IPO do Porto
Rubrica "Cidadania Impura", de Valter Hugo Mãe.
A ala pediátrica do IPO do Porto não pode ser o inferno porque as pessoas que ali trabalham nunca mereceriam passar sua vida na casa do diabo. Que as crianças ali sofram, internadas com suas mães ou seus pais, é sem explicação, um fim de mundo até ao fundo da alma, mas há algo construído pela equipa do hospital que é pura humanidade, uma lição de cuidado, esperança e resistência que nos enternece e educa.
Para quem passa pelo horror de visitar a ala pediátrica do IPO do Porto, tantas vezes a única sobra de paz está no gesto de algum funcionário. O abraço ou a palavra, o jeito paciente como se toca na criança, como se anima a criança – e animar é dar alma -, como se inventa um dia para amanhã, porque se vive à míngua do amanhã, tudo se converte numa aventura gigante e feita de coração à mostra.
Na ala pediátrica todas as pessoas vão de coração pendurado ao peito como colares de ouro para um adorno de barro. Entramos e vemos como se faz um silêncio disfarçado. Quero dizer, existe muito silêncio mas é importante disfarçá-lo com pequenas normalidades, um alarido brando que crie sempre a impressão de vida, de brincadeira, de companhia. E as pessoas com seus colares ao peito podem ter os olhos húmidos, que bem os vi quase sempre, mas os olhos ali precisam de mudar de estação por cada rosto que se olha. Porque as crianças não lhes podem ver as estações frias. São levadas a habitar apenas o ameno da primavera, o mais ameno dos verões.
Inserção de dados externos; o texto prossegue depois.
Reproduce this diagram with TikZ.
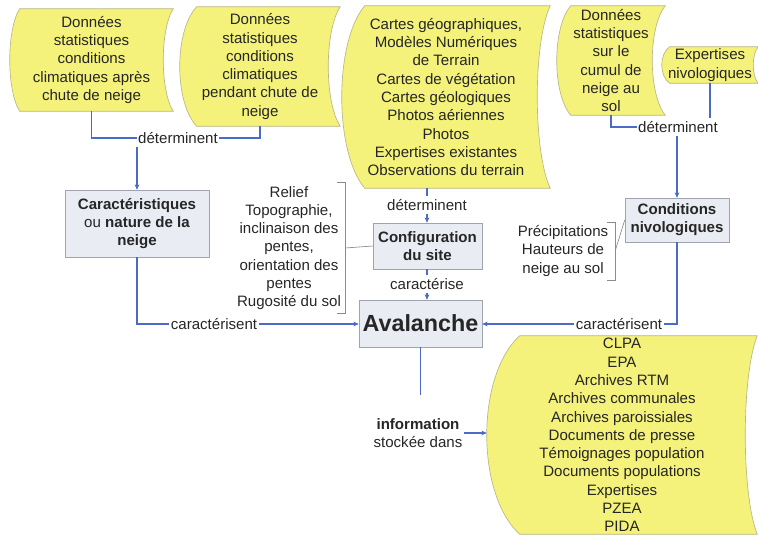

Eu, como toda a gente, tenho medo da ala pediátrica do IPO. E tenho vergonha de ter medo. Devíamos todos passar por ali a deixar a alegria possível. Seria bom que houvesse diante do IPO uma praça bonita onde as pessoas se juntassem a fazer festas sem ruído, só com presentes e cores, livros bonitos, peluches, e todos os medicamentos que possam faltar nos serviços. Mais camas novas, máquinas esquisitas que verificam coisas no corpo, lençóis branquinhos, televisões maiores, comidas frescas, anedotas das boas que façam rir qualquer um.
Jamais saberia agradecer às pessoas que trabalham na ala pediátrica do IPO do Porto. Não sabemos nada diante do medo tão grande, e diante de como, por causa do sofrimento, nos seguramos por um pedacinho de atenção, um pedacinho da generosa dedicação às crianças que, na verdade, dinheiro nenhum no Mundo pode pagar.